Instruction and supervision are often cited as methods of improving safety. But safe behaviour may not outlast the training program or may disappear when the foreman isn't watching.

Some of the most effective behaviour-based programs depend on peers. People who share the same workplace and perform the same work can be a powerful influence in fostering and reinforcing safe behaviours. These are the people who can encourage and coach one another.

Construction

Certain features of behaviour-based programs have been developed and implemented with industrial workplaces in mind. The programs depend on a relatively stable workforce employed by a single company in the same location over time. Crews working together every day at fixed workstations that can be monitored in a plant or mill may be more suitable to a behaviour-based approach than the transient workforce, shifting jobsites, solo tradesmen, and constantly changing projects encountered in construction.

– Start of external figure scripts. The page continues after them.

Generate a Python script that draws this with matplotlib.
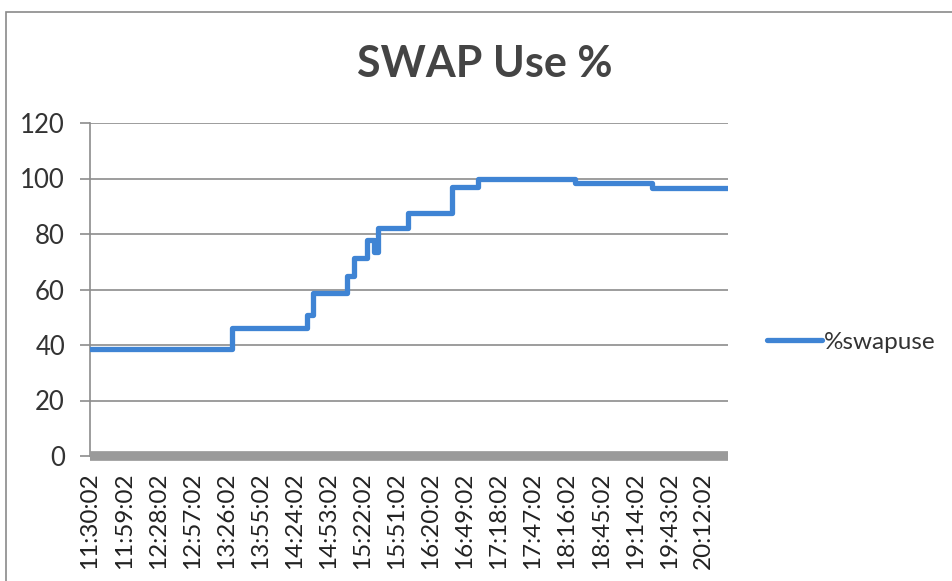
import matplotlib
matplotlib.use("Agg")
import matplotlib.pyplot as plt
from matplotlib.patches import Rectangle
from matplotlib.lines import Line2D

# ---- data (minutes after 11:30:02, value at that minute onward) ----
step_minutes = [0, 121, 185, 190, 219, 225, 236, 242, 245, 271, 308, 330, 413, 478, 543]
step_values = [38.5, 46.1, 50.7, 58.6, 64.9, 71.5, 77.8, 73.4, 82.3, 87.4, 97.0, 99.9, 98.4, 96.5, 96.5]

tick_labels = ["11:30:02", "11:59:02", "12:28:02", "12:57:02", "13:26:02", "13:55:02",
               "14:24:02", "14:53:02", "15:22:02", "15:51:02", "16:20:02", "16:49:02",
               "17:18:02", "17:47:02", "18:16:02", "18:45:02", "19:14:02", "19:43:02",
               "20:12:02"]
tick_step = 29
y_ticks = [0, 20, 40, 60, 80, 100, 120]
series_name = "%swapuse"
title = "SWAP Use %"

FONT = "Lato"
W, H = 953, 581
fig = plt.figure(figsize=(W / 100, H / 100), dpi=100)
fig.patch.set_facecolor("white")

# outer chart border (scanned Excel chart area)
fig.add_artist(Rectangle((6 / W, -0.05), 1.2, 1 - 12 / H + 0.05, transform=fig.transFigure,
                         fill=False, edgecolor="#8a8a8a", linewidth=1.2))

ax = fig.add_axes([90 / W, 1 - 456 / H, (728 - 90) / W, (456 - 123) / H])
ax.step(step_minutes, step_values, where="post", color="#3f84d4", linewidth=3.8,
        solid_joinstyle="round", solid_capstyle="round", zorder=3)

ax.set_xlim(0, step_minutes[-1])
ax.set_ylim(0, 120)
ax.set_yticks(y_ticks)
ax.set_yticklabels([str(v) for v in y_ticks], fontsize=18.5, color="#333333", family=FONT)
ax.yaxis.grid(True, color="#8c8c8c", linewidth=1.2)
ax.set_axisbelow(True)
ax.tick_params(axis="y", length=7, width=1.2, color="#8c8c8c", pad=11, direction="out")

ax.set_xticks([i * tick_step for i in range(len(tick_labels))])
ax.set_xticklabels(tick_labels, rotation=90, fontsize=17.5, color="#222222", family=FONT)
ax.tick_params(axis="x", length=0, pad=12)

for s in ["top", "right"]:
    ax.spines[s].set_visible(False)
ax.spines["left"].set_color("#8c8c8c")
ax.spines["left"].set_linewidth(1.2)
ax.spines["bottom"].set_color("#9a9a9a")
ax.spines["bottom"].set_linewidth(7)
ax.spines["bottom"].set_capstyle("butt")

fig.text(485 / W, 1 - 64 / H, title, ha="center", va="center", fontsize=31,
         fontweight="bold", color="#444444", family=FONT)

# legend
handle = Line2D([], [], color="#3f84d4", linewidth=3.8, solid_capstyle="round")
fig.legend([handle], [series_name], loc="center left", bbox_to_anchor=(767 / W, 1 - 342 / H),
           frameon=False, handlelength=2.25, handletextpad=0.1, borderpad=0, borderaxespad=0,
           prop={"family": FONT, "size": 17.5}, labelcolor="#333333")

fig.savefig("out.png", dpi=100, facecolor="white")
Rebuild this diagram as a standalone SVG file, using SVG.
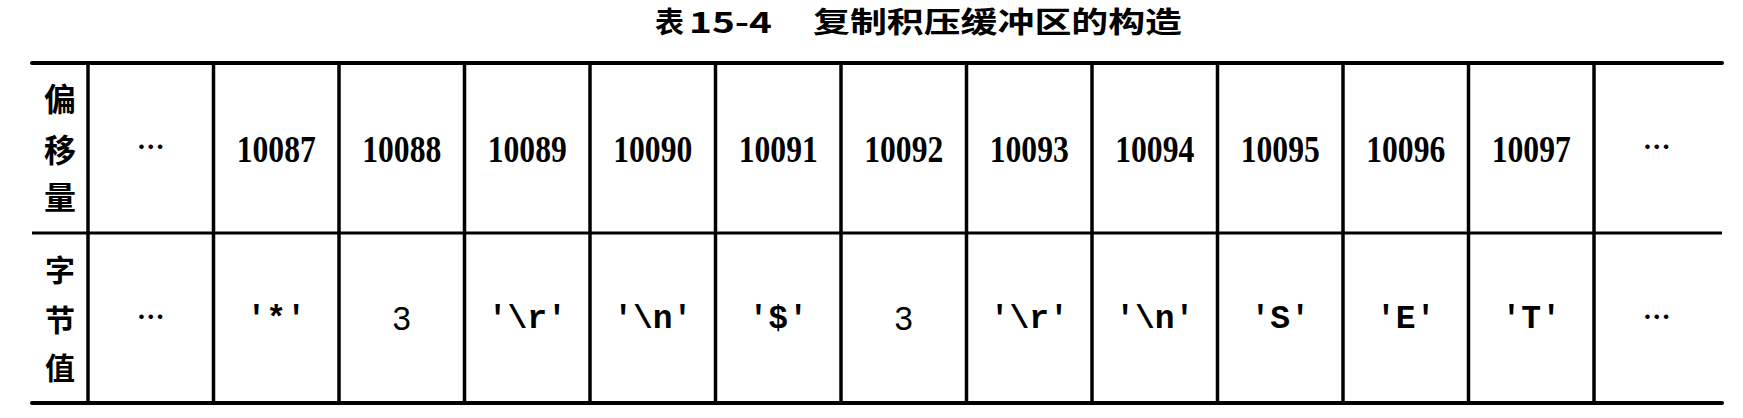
<svg xmlns="http://www.w3.org/2000/svg" width="1743" height="418" viewBox="0 0 1743 418">
<style>
.title{font-family:"Noto Sans CJK SC","Liberation Sans",sans-serif;font-weight:700;font-size:29px;fill:#000}
.lbl{font-family:"Noto Sans CJK SC",sans-serif;font-weight:700;font-size:32px;fill:#000;text-anchor:middle}
.lbl2{font-family:"Noto Sans CJK SC",sans-serif;font-weight:700;font-size:30px;fill:#000;text-anchor:middle}
.num{font-family:"Liberation Serif",serif;font-weight:700;font-size:37px;fill:#000;text-anchor:middle}
.mono{font-family:"Liberation Mono",monospace;font-weight:700;font-size:33px;fill:#000;text-anchor:middle}
.sans{font-family:"Liberation Sans",sans-serif;font-size:33px;fill:#000;text-anchor:middle}
.dots{font-family:"Noto Sans CJK SC",sans-serif;font-weight:700;font-size:28px;fill:#000;text-anchor:middle}
.rule{stroke:#000;stroke-width:4;stroke-linecap:round}
.mid{stroke:#000;stroke-width:3}
.v{stroke:#000;stroke-width:3.5}
</style>
<g id="title">
<text class="title" x="655" y="33">表</text>
<text class="title" x="689" y="33" textLength="83" lengthAdjust="spacingAndGlyphs">15-4</text>
<text class="title" x="813" y="33" textLength="369" lengthAdjust="spacingAndGlyphs">复制积压缓冲区的构造</text>
</g>
<g id="grid">
<line class="rule" x1="32" y1="63" x2="1722" y2="63"/>
<line class="mid" x1="32" y1="233" x2="1722" y2="233"/>
<line class="rule" x1="32" y1="403" x2="1722" y2="403"/>
<line class="v" x1="88" y1="63" x2="88" y2="403"/>
<line class="v" x1="213.5" y1="63" x2="213.5" y2="403"/>
<line class="v" x1="339" y1="63" x2="339" y2="403"/>
<line class="v" x1="464.5" y1="63" x2="464.5" y2="403"/>
<line class="v" x1="590" y1="63" x2="590" y2="403"/>
<line class="v" x1="715.5" y1="63" x2="715.5" y2="403"/>
<line class="v" x1="841" y1="63" x2="841" y2="403"/>
<line class="v" x1="966.5" y1="63" x2="966.5" y2="403"/>
<line class="v" x1="1092" y1="63" x2="1092" y2="403"/>
<line class="v" x1="1217.5" y1="63" x2="1217.5" y2="403"/>
<line class="v" x1="1343" y1="63" x2="1343" y2="403"/>
<line class="v" x1="1468.5" y1="63" x2="1468.5" y2="403"/>
<line class="v" x1="1594" y1="63" x2="1594" y2="403"/>
</g>
<g id="label-offset">
<text class="lbl" x="60" y="111">偏</text>
<text class="lbl" x="60" y="162">移</text>
<text class="lbl" x="60" y="209">量</text>
</g>
<g id="label-byte">
<text class="lbl2" x="60" y="281">字</text>
<text class="lbl2" x="60" y="331">节</text>
<text class="lbl2" x="60" y="379">值</text>
</g>
<g id="offsets">
<text class="dots" x="150.75" y="158">…</text>
<text class="num" x="276.25" y="162" textLength="79" lengthAdjust="spacingAndGlyphs">10087</text>
<text class="num" x="401.75" y="162" textLength="79" lengthAdjust="spacingAndGlyphs">10088</text>
<text class="num" x="527.25" y="162" textLength="79" lengthAdjust="spacingAndGlyphs">10089</text>
<text class="num" x="652.75" y="162" textLength="79" lengthAdjust="spacingAndGlyphs">10090</text>
<text class="num" x="778.25" y="162" textLength="79" lengthAdjust="spacingAndGlyphs">10091</text>
<text class="num" x="903.75" y="162" textLength="79" lengthAdjust="spacingAndGlyphs">10092</text>
<text class="num" x="1029.25" y="162" textLength="79" lengthAdjust="spacingAndGlyphs">10093</text>
<text class="num" x="1154.75" y="162" textLength="79" lengthAdjust="spacingAndGlyphs">10094</text>
<text class="num" x="1280.25" y="162" textLength="79" lengthAdjust="spacingAndGlyphs">10095</text>
<text class="num" x="1405.75" y="162" textLength="79" lengthAdjust="spacingAndGlyphs">10096</text>
<text class="num" x="1531.25" y="162" textLength="79" lengthAdjust="spacingAndGlyphs">10097</text>
<text class="dots" x="1656.75" y="158">…</text>
</g>
<g id="bytes">
<text class="dots" x="150.75" y="328">…</text>
<text class="mono" x="276.25" y="328">'*'</text>
<text class="sans" x="401.75" y="330">3</text>
<text class="mono" x="527.25" y="328">'\r'</text>
<text class="mono" x="652.75" y="328">'\n'</text>
<text class="mono" x="778.25" y="328">'$'</text>
<text class="sans" x="903.75" y="330">3</text>
<text class="mono" x="1029.25" y="328">'\r'</text>
<text class="mono" x="1154.75" y="328">'\n'</text>
<text class="mono" x="1280.25" y="328">'S'</text>
<text class="mono" x="1405.75" y="328">'E'</text>
<text class="mono" x="1531.25" y="328">'T'</text>
<text class="dots" x="1656.75" y="328">…</text>
</g>
</svg>
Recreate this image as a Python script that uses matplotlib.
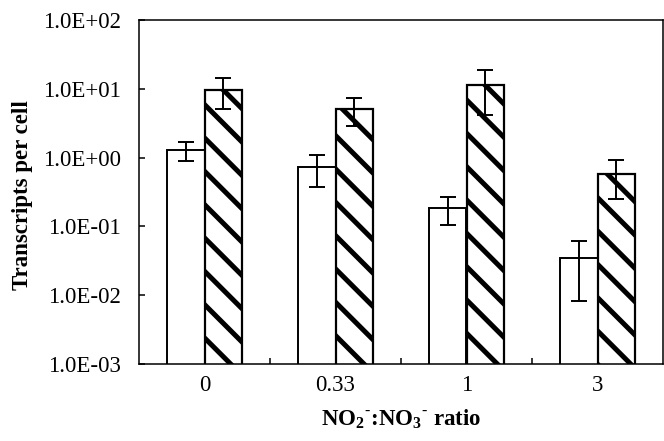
import numpy as np
import matplotlib
matplotlib.use('Agg')
from matplotlib import pyplot as plt
from matplotlib.ticker import FixedLocator, FixedFormatter, NullLocator

plt.rcParams['font.family'] = ['Liberation Serif', 'DejaVu Serif']
plt.rcParams['mathtext.fontset'] = 'custom'
plt.rcParams['mathtext.rm'] = 'Liberation Serif:bold'
plt.rcParams['mathtext.bf'] = 'Liberation Serif:bold'
plt.rcParams['hatch.linewidth'] = 3.6
plt.rcParams['hatch.color'] = 'black'

# data
ratios = ['0', '0.33', '1', '3']
plain_vals = [1.28, 0.73, 0.186, 0.0346]
plain_err = [0.40, 0.36, 0.080, 0.0265]
hatched_vals = [9.7, 5.1, 11.4, 0.58]
hatched_err = [4.6, 2.2, 7.2, 0.33]
y_ticks = [1e-3, 1e-2, 1e-1, 1e0, 1e1, 1e2]
y_tick_labels = ['1.0E-03', '1.0E-02', '1.0E-01', '1.0E+00', '1.0E+01', '1.0E+02']

dpi = 100
fig = plt.figure(figsize=(664 / dpi, 441 / dpi), dpi=dpi)
ax = fig.add_axes([139 / 664, 1 - 364 / 441, 524 / 664, 344 / 441])

x = np.arange(len(ratios))
w = 0.285
ebar = dict(ecolor='black', elinewidth=1.4, capsize=6, capthick=1.4)
ax.bar(x - w / 2, plain_vals, w, color='white', edgecolor='black', linewidth=1.4,
       yerr=plain_err, error_kw=ebar)
ax.bar(x + w / 2, hatched_vals, w, color='white', edgecolor='black', linewidth=1.6, hatch='\\',
       yerr=hatched_err, error_kw=ebar)

ax.set_yscale('log')
ax.set_ylim(1e-3, 1e2)
ax.set_xlim(-0.5, len(ratios) - 0.5)
ax.yaxis.set_major_locator(FixedLocator(y_ticks))
ax.yaxis.set_major_formatter(FixedFormatter(y_tick_labels))
ax.yaxis.set_minor_locator(NullLocator())

ax.set_xticks(x)
ax.set_xticklabels(ratios)
ax.set_xticks(x[:-1] + 0.5, minor=True)
ax.tick_params(axis='x', which='major', length=0, pad=8, labelsize=16.5)
ax.tick_params(axis='x', which='minor', direction='in', length=4.5, width=1.1)
ax.tick_params(axis='y', which='major', direction='in', length=4.5, width=1.1, pad=13, labelsize=16.5)

for s in ax.spines.values():
    s.set_linewidth(1.1)

ax.set_ylabel('Transcripts per cell', fontsize=16.5, fontweight='bold')
ax.yaxis.set_label_coords(-0.202, 0.49)
ax.set_xlabel(r'NO$_{2}$$^{\text{-}}$:NO$_{3}$$^{\text{-}}$ ratio', fontsize=16.5, fontweight='bold', labelpad=8)

fig.savefig('out.png', dpi=dpi)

But contractors reviewing health and safety programs should consider a couple of behaviour-based points.

Objectives. Set realistic objectives. As the first goal in a health and safety program, "zero injuries" is not practical for most companies. In fact, goals based on recorded injuries or compensation costs should be set only later. Initial goals might include the percentage of safe behaviours observed using checklists or the number of changes implemented to improve health and safety in certain well-defined tasks.

Expectations. By demonstrating a consistent commitment to health and safety, management generates expectations in the workforce, especially when employees are involved in development from the start. These expectations include not only what management expects but what workers expect of each other. Our basic tendency to conform, to seek approval from the group, can be a powerful force in accident prevention, encouraging and reinforcing positive acts. As a result, employees come to regard safety as both the end and the means of their workplace behaviour.